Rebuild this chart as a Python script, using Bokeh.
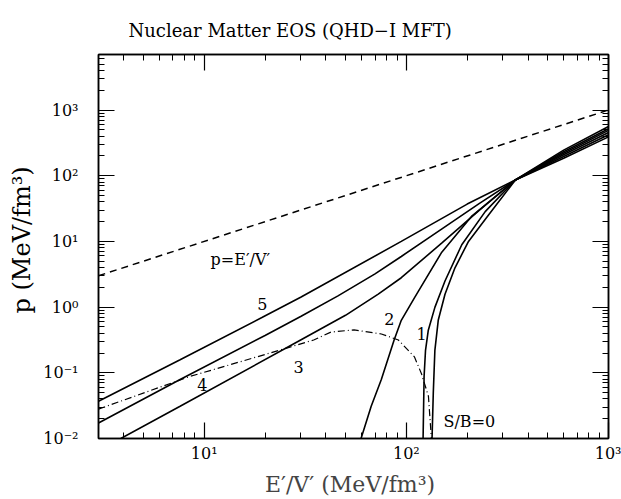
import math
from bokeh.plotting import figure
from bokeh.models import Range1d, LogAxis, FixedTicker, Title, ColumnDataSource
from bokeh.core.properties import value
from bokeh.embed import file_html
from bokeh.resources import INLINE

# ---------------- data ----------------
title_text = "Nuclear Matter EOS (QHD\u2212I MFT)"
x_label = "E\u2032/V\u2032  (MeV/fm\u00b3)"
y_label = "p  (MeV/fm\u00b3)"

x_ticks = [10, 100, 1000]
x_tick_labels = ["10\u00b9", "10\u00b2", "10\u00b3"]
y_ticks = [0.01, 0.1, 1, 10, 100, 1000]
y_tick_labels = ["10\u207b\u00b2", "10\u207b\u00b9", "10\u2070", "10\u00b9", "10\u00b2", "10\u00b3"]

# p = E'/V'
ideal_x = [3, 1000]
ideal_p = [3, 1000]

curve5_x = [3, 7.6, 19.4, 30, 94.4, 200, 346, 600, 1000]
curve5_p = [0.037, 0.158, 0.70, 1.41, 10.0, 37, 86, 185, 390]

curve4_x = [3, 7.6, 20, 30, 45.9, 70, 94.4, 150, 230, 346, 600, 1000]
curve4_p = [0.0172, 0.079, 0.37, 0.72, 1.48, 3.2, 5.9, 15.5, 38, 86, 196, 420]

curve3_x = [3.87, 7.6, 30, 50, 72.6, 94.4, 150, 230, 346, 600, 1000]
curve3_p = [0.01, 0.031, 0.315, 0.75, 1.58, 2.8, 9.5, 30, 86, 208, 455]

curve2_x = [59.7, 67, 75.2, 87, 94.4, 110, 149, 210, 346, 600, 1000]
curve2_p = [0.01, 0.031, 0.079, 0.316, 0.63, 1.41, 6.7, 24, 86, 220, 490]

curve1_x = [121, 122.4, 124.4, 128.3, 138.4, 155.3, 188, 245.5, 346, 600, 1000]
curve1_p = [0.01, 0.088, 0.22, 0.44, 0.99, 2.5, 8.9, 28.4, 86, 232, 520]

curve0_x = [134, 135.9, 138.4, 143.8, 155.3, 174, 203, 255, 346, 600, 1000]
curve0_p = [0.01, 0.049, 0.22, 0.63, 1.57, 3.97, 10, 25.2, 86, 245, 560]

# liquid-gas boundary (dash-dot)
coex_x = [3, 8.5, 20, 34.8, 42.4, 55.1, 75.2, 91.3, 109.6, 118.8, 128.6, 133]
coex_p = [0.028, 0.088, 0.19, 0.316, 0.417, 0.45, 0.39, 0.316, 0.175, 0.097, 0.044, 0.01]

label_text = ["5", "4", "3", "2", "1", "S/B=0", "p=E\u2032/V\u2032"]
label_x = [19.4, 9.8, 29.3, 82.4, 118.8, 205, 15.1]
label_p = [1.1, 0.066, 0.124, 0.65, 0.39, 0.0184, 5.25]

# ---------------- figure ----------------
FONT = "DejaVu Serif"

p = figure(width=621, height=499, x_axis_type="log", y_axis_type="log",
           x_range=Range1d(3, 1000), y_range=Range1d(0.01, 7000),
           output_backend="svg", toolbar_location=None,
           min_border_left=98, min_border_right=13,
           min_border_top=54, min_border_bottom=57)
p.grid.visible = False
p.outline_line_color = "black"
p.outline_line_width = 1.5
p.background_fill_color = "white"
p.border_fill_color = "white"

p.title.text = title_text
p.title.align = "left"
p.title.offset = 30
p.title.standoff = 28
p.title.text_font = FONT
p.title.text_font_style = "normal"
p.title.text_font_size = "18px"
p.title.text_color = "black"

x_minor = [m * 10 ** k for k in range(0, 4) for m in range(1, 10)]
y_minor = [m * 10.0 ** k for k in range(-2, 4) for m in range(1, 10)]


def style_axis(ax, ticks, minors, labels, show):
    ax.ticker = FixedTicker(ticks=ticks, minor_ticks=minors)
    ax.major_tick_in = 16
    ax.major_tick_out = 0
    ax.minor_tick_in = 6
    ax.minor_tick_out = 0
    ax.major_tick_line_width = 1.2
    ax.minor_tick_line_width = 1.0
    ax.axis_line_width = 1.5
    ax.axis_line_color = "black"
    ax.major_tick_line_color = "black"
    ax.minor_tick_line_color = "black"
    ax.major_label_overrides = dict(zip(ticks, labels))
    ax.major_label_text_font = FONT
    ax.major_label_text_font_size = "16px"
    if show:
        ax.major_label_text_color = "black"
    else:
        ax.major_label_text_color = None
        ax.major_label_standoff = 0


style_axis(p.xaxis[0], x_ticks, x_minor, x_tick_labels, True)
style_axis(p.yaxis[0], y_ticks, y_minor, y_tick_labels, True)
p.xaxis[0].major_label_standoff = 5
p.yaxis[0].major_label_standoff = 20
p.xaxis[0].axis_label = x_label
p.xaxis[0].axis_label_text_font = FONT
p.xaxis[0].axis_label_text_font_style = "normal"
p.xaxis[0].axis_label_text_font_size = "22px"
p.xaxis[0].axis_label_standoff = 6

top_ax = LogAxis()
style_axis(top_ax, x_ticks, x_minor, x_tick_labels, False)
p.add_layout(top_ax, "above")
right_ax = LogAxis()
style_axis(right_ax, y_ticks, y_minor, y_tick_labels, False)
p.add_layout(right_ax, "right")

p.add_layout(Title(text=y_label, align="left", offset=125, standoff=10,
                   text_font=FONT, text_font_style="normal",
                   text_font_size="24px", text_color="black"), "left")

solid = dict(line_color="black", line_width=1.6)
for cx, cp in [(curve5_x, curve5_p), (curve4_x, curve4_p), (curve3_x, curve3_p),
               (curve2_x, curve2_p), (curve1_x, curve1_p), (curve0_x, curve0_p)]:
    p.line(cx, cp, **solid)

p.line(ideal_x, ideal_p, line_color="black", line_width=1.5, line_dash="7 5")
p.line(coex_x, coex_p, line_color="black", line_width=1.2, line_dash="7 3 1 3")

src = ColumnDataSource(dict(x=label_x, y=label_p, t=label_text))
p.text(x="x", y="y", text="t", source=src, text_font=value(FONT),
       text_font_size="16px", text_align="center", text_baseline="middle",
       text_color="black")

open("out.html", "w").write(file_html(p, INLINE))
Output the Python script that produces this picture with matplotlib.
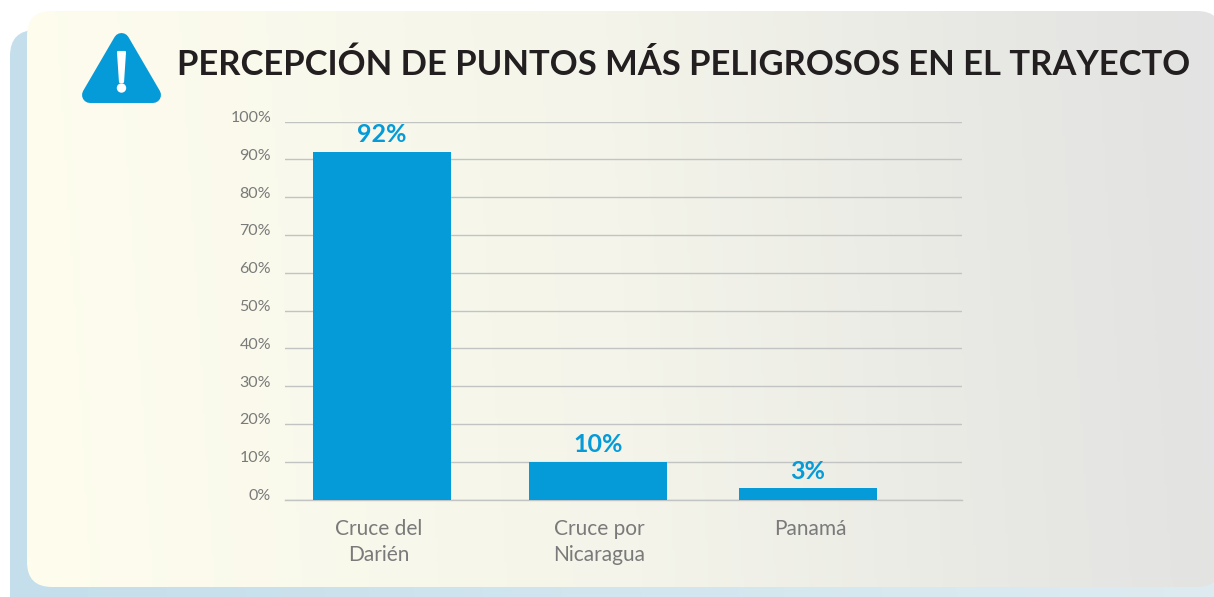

___

◆ Set problem
Please repeat exactly the data above from its first line to the line that contains "86, 220, 490]", inclusive, and leave every picture out.

◆ Response to this exercise
Rebuild this chart as a Python script, using Bokeh.
import math
from bokeh.plotting import figure
from bokeh.models import Range1d, LogAxis, FixedTicker, Title, ColumnDataSource
from bokeh.core.properties import value
from bokeh.embed import file_html
from bokeh.resources import INLINE

# ---------------- data ----------------
title_text = "Nuclear Matter EOS (QHD\u2212I MFT)"
x_label = "E\u2032/V\u2032  (MeV/fm\u00b3)"
y_label = "p  (MeV/fm\u00b3)"

x_ticks = [10, 100, 1000]
x_tick_labels = ["10\u00b9", "10\u00b2", "10\u00b3"]
y_ticks = [0.01, 0.1, 1, 10, 100, 1000]
y_tick_labels = ["10\u207b\u00b2", "10\u207b\u00b9", "10\u2070", "10\u00b9", "10\u00b2", "10\u00b3"]

# p = E'/V'
ideal_x = [3, 1000]
ideal_p = [3, 1000]

curve5_x = [3, 7.6, 19.4, 30, 94.4, 200, 346, 600, 1000]
curve5_p = [0.037, 0.158, 0.70, 1.41, 10.0, 37, 86, 185, 390]

curve4_x = [3, 7.6, 20, 30, 45.9, 70, 94.4, 150, 230, 346, 600, 1000]
curve4_p = [0.0172, 0.079, 0.37, 0.72, 1.48, 3.2, 5.9, 15.5, 38, 86, 196, 420]

curve3_x = [3.87, 7.6, 30, 50, 72.6, 94.4, 150, 230, 346, 600, 1000]
curve3_p = [0.01, 0.031, 0.315, 0.75, 1.58, 2.8, 9.5, 30, 86, 208, 455]

curve2_x = [59.7, 67, 75.2, 87, 94.4, 110, 149, 210, 346, 600, 1000]
curve2_p = [0.01, 0.031, 0.079, 0.316, 0.63, 1.41, 6.7, 24, 86, 220, 490]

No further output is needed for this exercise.